The trail changes us, whether we realize these changes taking place while we hike or after. We believe Nemo’s experiences in the Sierras have broken him open.
He mentioned to us how we made the right decision to leave the Sierras when we did. That the river crossings were scary and almost took his life 3 times.
“Some rivers we had to swim across, there was no other way. And when you got out of the water your body was limp because the water was so cold. I think I have P.T.S.D. Many hikers probably do. Every time we turned a corner and heard the sound of gushing water we froze. It was really scary.”

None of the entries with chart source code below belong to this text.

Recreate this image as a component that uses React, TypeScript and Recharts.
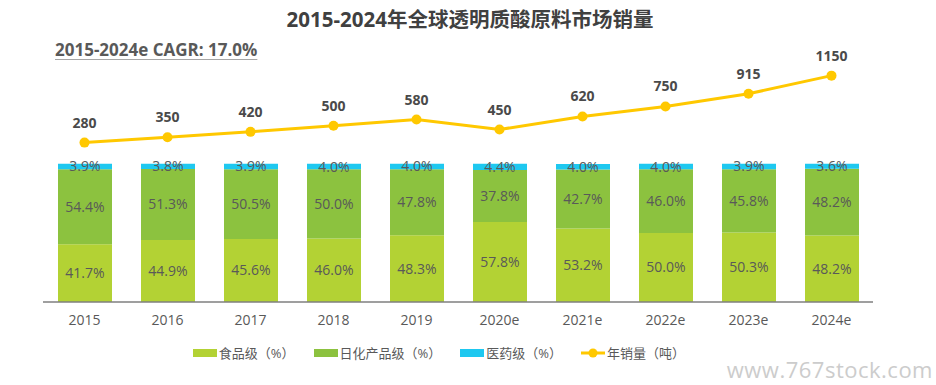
import { ComposedChart, XAxis, YAxis, Bar, Line, LabelList } from "recharts";

const years = ["2015", "2016", "2017", "2018", "2019", "2020e", "2021e", "2022e", "2023e", "2024e"];
const foodGrade = [41.7, 44.9, 45.6, 46.0, 48.3, 57.8, 53.2, 50.0, 50.3, 48.2];
const cosmeticGrade = [54.4, 51.3, 50.5, 50.0, 47.8, 37.8, 42.7, 46.0, 45.8, 48.2];
const medicalGrade = [3.9, 3.8, 3.9, 4.0, 4.0, 4.4, 4.0, 4.0, 3.9, 3.6];
const salesTons = [280, 350, 420, 500, 580, 450, 620, 750, 915, 1150];

const FOOD = "#B3D234";
const COSMETIC = "#8CC23F";
const MEDICAL = "#1EC8F0";
const LINE = "#FFC800";
const FONT = "'Open Sans', 'Noto Sans CJK SC', sans-serif";

const data = years.map((year, i) => ({
  year,
  food: foodGrade[i],
  cosmetic: cosmeticGrade[i],
  medical: medicalGrade[i],
  sales: salesTons[i],
}));

const pct = (v: any) => `${Number(v).toFixed(1)}%`;

const legendItems = [
  { label: "食品级（%）", color: FOOD, type: "rect" },
  { label: "日化产品级（%）", color: COSMETIC, type: "rect" },
  { label: "医药级（%）", color: MEDICAL, type: "rect" },
  { label: "年销量（吨）", color: LINE, type: "line" },
];

const App = () => {
  return (
    <div style={{ position: "relative", width: 936, height: 385, fontFamily: FONT, background: "#fff", overflow: "hidden" }}>
      <style>{"body{margin:0}"}</style>
      <div
        style={{
          position: "absolute", top: 3, left: 0, width: 940, textAlign: "center",
          fontSize: 20.5, fontWeight: 700, color: "#404040",
        }}
      >
        2015-2024年全球透明质酸原料市场销量
      </div>
      <div
        style={{
          position: "absolute", top: 38, left: 55, fontSize: 17, fontWeight: 700,
          color: "#595959", textDecoration: "underline", textDecorationColor: "#a6a6a6",
          textUnderlineOffset: 3,
        }}
      >
        2015-2024e CAGR: 17.0%
      </div>

      <ComposedChart
        width={936}
        height={385}
        data={data}
        margin={{ top: 56, right: 63, left: 43, bottom: 53 }}
      >
        <XAxis
          dataKey="year"
          axisLine={{ stroke: "#7f7f7f", strokeWidth: 1.5 }}
          tickLine={false}
          tickMargin={7}
          tick={{ fill: "#595959", fontSize: 14, fontFamily: FONT }}
        />
        <YAxis yAxisId="pct" hide domain={[0, 178]} allowDataOverflow />
        <YAxis yAxisId="ton" hide orientation="right" domain={[-1790, 1405]} allowDataOverflow />
        <Bar dataKey="food" stackId="s" yAxisId="pct" fill={FOOD} barSize={54} isAnimationActive={false}>
          <LabelList dataKey="food" position="center" formatter={pct} fill="#595959" fontSize={14} fontFamily={FONT} />
        </Bar>
        <Bar dataKey="cosmetic" stackId="s" yAxisId="pct" fill={COSMETIC} barSize={54} isAnimationActive={false}>
          <LabelList dataKey="cosmetic" position="center" formatter={pct} fill="#595959" fontSize={14} fontFamily={FONT} />
        </Bar>
        <Bar dataKey="medical" stackId="s" yAxisId="pct" fill={MEDICAL} barSize={54} isAnimationActive={false}>
          <LabelList dataKey="medical" position="center" formatter={pct} fill="#595959" fontSize={14} fontFamily={FONT} />
        </Bar>
        <Line
          dataKey="sales"
          yAxisId="ton"
          stroke={LINE}
          strokeWidth={3}
          dot={{ r: 5, fill: LINE, stroke: LINE, strokeWidth: 0 }}
          isAnimationActive={false}
        >
          <LabelList dataKey="sales" position="top" offset={15} fill="#4a4a4a" fontSize={14} fontWeight={700} fontFamily={FONT} />
        </Line>
      </ComposedChart>

      <div
        style={{
          position: "absolute", top: 343, left: 0, width: 878, display: "flex",
          justifyContent: "center", alignItems: "center", gap: 19, fontSize: 13, color: "#595959",
        }}
      >
        {legendItems.map((item) => (
          <div key={item.label} style={{ display: "flex", alignItems: "center", gap: 2 }}>
            {item.type === "rect" ? (
              <span style={{ display: "inline-block", width: 24, height: 8, background: item.color }} />
            ) : (
              <svg width={24} height={12}>
                <line x1={0} y1={6} x2={24} y2={6} stroke={item.color} strokeWidth={3} />
                <circle cx={12} cy={6} r={4.5} fill={item.color} />
              </svg>
            )}
            <span>{item.label}</span>
          </div>
        ))}
      </div>

      <div
        style={{
          position: "absolute", top: 356, right: 3, fontSize: 22, lineHeight: "26px", color: "#cccccc",
          letterSpacing: 0.5,
        }}
      >
        www.767stock.com
      </div>
    </div>
  );
};

export default App;
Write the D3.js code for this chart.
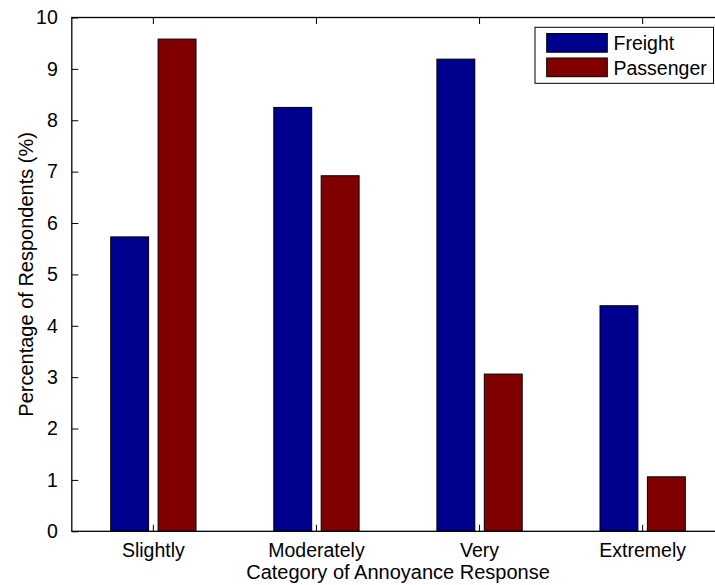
<!DOCTYPE html>
<html>
<head>
<meta charset="utf-8">
<script src="https://cdn.jsdelivr.net/npm/d3@7"></script>
<style>
  html, body { margin: 0; padding: 0; background: #fff; }
  svg { display: block; font-family: "Liberation Sans", Arial, sans-serif; }
</style>
</head>
<body>
<div id="chart"></div>
<script>
const categories = ["Slightly", "Moderately", "Very", "Extremely"];
const series_names = ["Freight", "Passenger"];
const freight = [5.73, 8.25, 9.19, 4.39];
const passenger = [9.58, 6.92, 3.06, 1.06];
const y_ticks = [0, 1, 2, 3, 4, 5, 6, 7, 8, 9, 10];
const colors = ["#00008f", "#800000"];

const width = 715, height = 585;
const plot_left = 71.8, plot_right = 724.2, plot_top = 17.5, plot_bottom = 531.3;
const font_size = 19.5;
const label_size = 20;

const svg = d3.select("#chart")
    .append("svg")
    .attr("width", width)
    .attr("height", height);

const x = d3.scaleBand()
    .domain(categories)
    .range([plot_left, plot_right]);

const bw = x.bandwidth();
const x_inner = d3.scaleBand()
    .domain(series_names)
    .range([bw * 0.2385, bw * 0.7615])
    .paddingInner(0.2);

const y = d3.scaleLinear()
    .domain([0, 10])
    .range([plot_bottom, plot_top]);

const rows = categories.map((c, i) => ({ category: c, values: [freight[i], passenger[i]] }));

// bars
const groups = svg.selectAll("g.group")
    .data(rows)
    .enter()
    .append("g")
    .attr("class", "group")
    .attr("transform", d => `translate(${x(d.category)},0)`);

groups.selectAll("rect")
    .data(d => d.values.map((v, j) => ({ name: series_names[j], value: v, j: j })))
    .enter()
    .append("rect")
    .attr("x", d => x_inner(d.name))
    .attr("y", d => y(d.value))
    .attr("width", x_inner.bandwidth())
    .attr("height", d => y(0) - y(d.value))
    .attr("fill", d => colors[d.j])
    .attr("stroke", "#000")
    .attr("stroke-width", 1);

// axes box
svg.append("rect")
    .attr("x", plot_left)
    .attr("y", plot_top)
    .attr("width", plot_right - plot_left)
    .attr("height", plot_bottom - plot_top)
    .attr("fill", "none")
    .attr("stroke", "#000")
    .attr("stroke-width", 1.3);

const y_axis = svg.append("g")
    .attr("transform", `translate(${plot_left},0)`)
    .call(d3.axisLeft(y).tickValues(y_ticks).tickFormat(d3.format("d")).tickSizeInner(-6.5).tickSizeOuter(0).tickPadding(14));
y_axis.select(".domain").remove();
y_axis.selectAll("text").attr("font-size", font_size).attr("font-family", "Liberation Sans, Arial, sans-serif").attr("fill", "#000");

const y_axis_r = svg.append("g")
    .attr("transform", `translate(${plot_right},0)`)
    .call(d3.axisRight(y).tickValues(y_ticks).tickSizeInner(-6.5).tickSizeOuter(0).tickFormat(""));
y_axis_r.select(".domain").remove();

const x_axis = svg.append("g")
    .attr("transform", `translate(0,${plot_bottom})`)
    .call(d3.axisBottom(x).tickSizeInner(-6.5).tickSizeOuter(0).tickPadding(11.5));
x_axis.select(".domain").remove();
x_axis.selectAll("text").attr("font-size", font_size).attr("font-family", "Liberation Sans, Arial, sans-serif").attr("fill", "#000");

const x_axis_t = svg.append("g")
    .attr("transform", `translate(0,${plot_top})`)
    .call(d3.axisTop(x).tickSizeInner(-6.5).tickSizeOuter(0).tickFormat(""));
x_axis_t.select(".domain").remove();

// axis labels
svg.append("text")
    .attr("x", (plot_left + plot_right) / 2)
    .attr("y", 578.5)
    .attr("text-anchor", "middle")
    .attr("font-size", label_size)
    .text("Category of Annoyance Response");

svg.append("text")
    .attr("transform", `translate(33,${(plot_top + plot_bottom) / 2}) rotate(-90)`)
    .attr("text-anchor", "middle")
    .attr("font-size", label_size)
    .text("Percentage of Respondents (%)");

// legend
const legend = svg.append("g");
legend.append("rect")
    .attr("x", 535)
    .attr("y", 27.3)
    .attr("width", 178.5)
    .attr("height", 56)
    .attr("fill", "#fff")
    .attr("stroke", "#000")
    .attr("stroke-width", 1);

series_names.forEach((name, i) => {
    legend.append("rect")
        .attr("x", 546.7)
        .attr("y", 33.5 + i * 24.5)
        .attr("width", 60.6)
        .attr("height", 18.7)
        .attr("fill", colors[i])
        .attr("stroke", "#000")
        .attr("stroke-width", 1);
    legend.append("text")
        .attr("x", 613.5)
        .attr("y", 50 + i * 24.5)
        .attr("font-size", font_size)
        .text(name);
});
</script>
</body>
</html>
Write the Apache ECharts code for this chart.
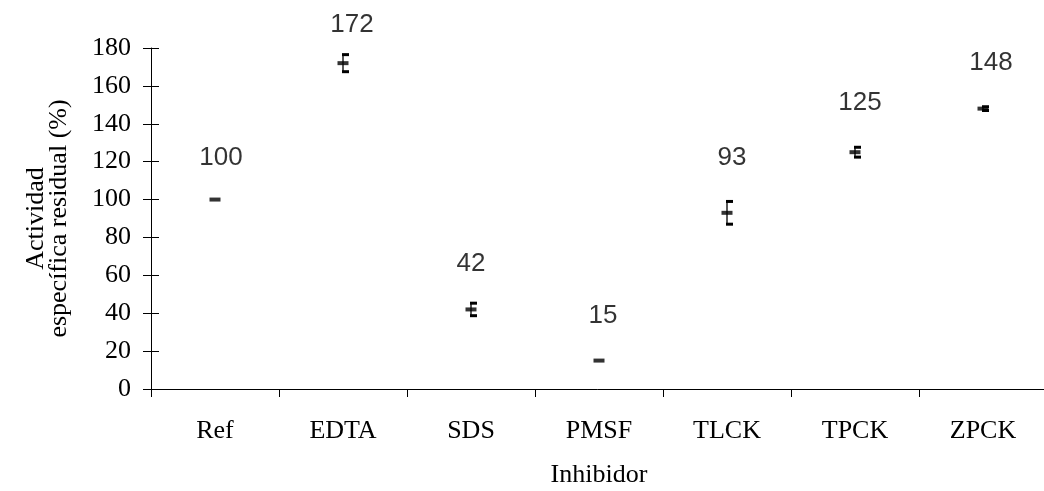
<!DOCTYPE html>
<html>
<head>
<meta charset="utf-8">
<script src="https://cdn.jsdelivr.net/npm/echarts@6/dist/echarts.min.js"></script>
<style>html,body{margin:0;padding:0;background:#fff;}#c{width:1044px;height:491px;}</style>
</head>
<body>
<div id="c"></div>
<script>
const categories = ['Ref', 'EDTA', 'SDS', 'PMSF', 'TLCK', 'TPCK', 'ZPCK'];
const values = [100, 172, 42, 15, 93, 125, 148];
const errors = [0, 4.5, 3.3, 0, 6, 2.6, 1];
const yTicks = { min: 0, max: 180, interval: 20 };
// label placement relative to the marker (px)
const labelOffsets = [[6, -42], [9, -38], [0, -46], [4, -45], [5, -55], [5, -49], [8, -46]];

const chart = echarts.init(document.getElementById('c'));
const serif = '"Liberation Serif", "Times New Roman", serif';
const sans = '"Liberation Sans", Arial, sans-serif';

chart.setOption({
  animation: false,
  backgroundColor: '#fff',
  grid: { left: 151, right: -3, top: 48, bottom: 102, containLabel: false, outerBoundsMode: 'none' },
  xAxis: {
    type: 'category',
    data: categories,
    boundaryGap: true,
    name: 'Inhibidor',
    nameLocation: 'middle',
    nameGap: 73,
    nameTextStyle: { fontFamily: serif, fontSize: 26, color: '#000' },
    axisLine: { lineStyle: { color: '#000', width: 1 } },
    axisTick: { show: true, alignWithLabel: false, length: 8, lineStyle: { color: '#000' } },
    axisLabel: { fontFamily: serif, fontSize: 26, color: '#000', margin: 29 },
    splitLine: { show: false }
  },
  yAxis: [{
    type: 'value',
    min: yTicks.min, max: yTicks.max, interval: yTicks.interval,
    name: 'Actividad\nespecífica residual (%)',
    nameLocation: 'middle',
    nameGap: 80,
    nameRotate: 90,
    nameTextStyle: { fontFamily: serif, fontSize: 26, color: '#000', lineHeight: 23 },
    axisLine: { show: true, lineStyle: { color: '#000', width: 1 } },
    axisTick: { show: true, length: 8, lineStyle: { color: '#000' } },
    axisLabel: { fontFamily: serif, fontSize: 26, color: '#000', margin: 20 },
    splitLine: { show: false }
  }, {
    type: 'value',
    position: 'left',
    min: yTicks.min, max: yTicks.max, interval: yTicks.interval,
    axisLine: { show: false },
    axisTick: { show: true, inside: true, length: 8, lineStyle: { color: '#000' } },
    axisLabel: { show: false },
    splitLine: { show: false }
  }],
  series: [{
    type: 'custom',
    z: 3,
    data: values.map((v, i) => [i, v, errors[i]]),
    renderItem: function (params, api) {
      const i = api.value(0), v = api.value(1), e = api.value(2);
      if (!e) return { type: 'group', children: [] };
      const top = api.coord([i, v + e]);
      const bot = api.coord([i, v - e]);
      const x = top[0];
      return {
        type: 'group',
        children: [
          { type: 'line', shape: { x1: x, y1: top[1], x2: x, y2: bot[1] }, style: { stroke: '#222', lineWidth: 1.5 } },
          { type: 'rect', shape: { x: x - 1, y: top[1] - 1.5, width: 7, height: 3 }, style: { fill: '#000' } },
          { type: 'rect', shape: { x: x - 1, y: bot[1] - 1.5, width: 7, height: 3 }, style: { fill: '#000' } }
        ]
      };
    }
  }, {
    type: 'scatter',
    z: 4,
    data: values.map((v, i) => ({
      value: v,
      label: { offset: labelOffsets[i] }
    })),
    symbol: 'rect',
    symbolSize: [11, 4],
    itemStyle: { color: '#000' },
    label: {
      show: true,
      position: 'inside',
      fontFamily: sans,
      fontSize: 26,
      color: '#000'
    }
  }]
});
</script>
</body>
</html>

We wanted to chat more but had to go.
It was so good seeing Nemo. He is still a character and always smiling. It felt good making time to see him this morning given everything we had to do.
The trail teaches us over and over to be like water – to be flexible. It’s perfectly ok to have a plan in place, but being able adapt to the twists and turns of the trail eventually makes for a more enjoyable hike.
And so Rambo drove us 1.5 hours to Olympia. REI was still closed when we got to town so we went to Rambo’s home where we uploaded blog posts, sent postcards and responded to our readers’ comments.
We love comments. Thank you to everyone who makes the time to read our posts and leave comments. Your encouragement helps us when things get tough.
We also thank those who recently contributed to our town fund. We really appreciate it!
We got to the REI, picked the best air pads from their limited stock (along with a pillow and socks for Andy) and returned our defective ones.
Rambo and her partner John then drove us back to Randall, a small town 45 minutes west of White Pass, enroute to their day hike destination.
We ate at the cafe, charged our phones, camera batteries and external battery, and made a hitch hiking sign.
We stood at the side of the highway with our thumbs up smiling. At first no one stopped. Fifteen minutes later and still no ride, we decided to make a bigger sign (a passing motorists signaled ours was too small) and moved to a better location.
As it happened on Highway 62 near mile 220, Laurie managed to get a car to stop while Andy was working on making a bigger sign.
A nice family from Yakima drove us to White Pass and dropped us off at the store. We thanked the generous family for the lift and headed in to pick up our resupply boxes.
Sitting inside the store were Toaster and Smudge. A southbounder had warned them of the potential storms we received today, prompting them to speed up and hike through the Goat Rocks in good weather.
It was great seeing them again and catching up! They are wonderful people.
We also met Gilligan and a few others.
It was now 4pm and we still had to sort through our food, do laundry and ideally shower. We figured we could do it all and hike out by 6, but it would be rushed.
Even if we hiked only 5 miles we wouldn’t get to camp til 8pm. Then we would need to set up the tent, eat and blog…It would be another late night.
So we decided to get a room and chill.
We bought snacks at the store, ate an extra trail dinner and watched the Olympics.
Time really does fly in towns. Before we knew it it was 9pm. We packed our bags and blogged until midnight.
Tomorrow morning is going to hurt. But we suppose it’s all part of the adventure.
Tonight we are grateful for our ability to be flexible and generous motorists.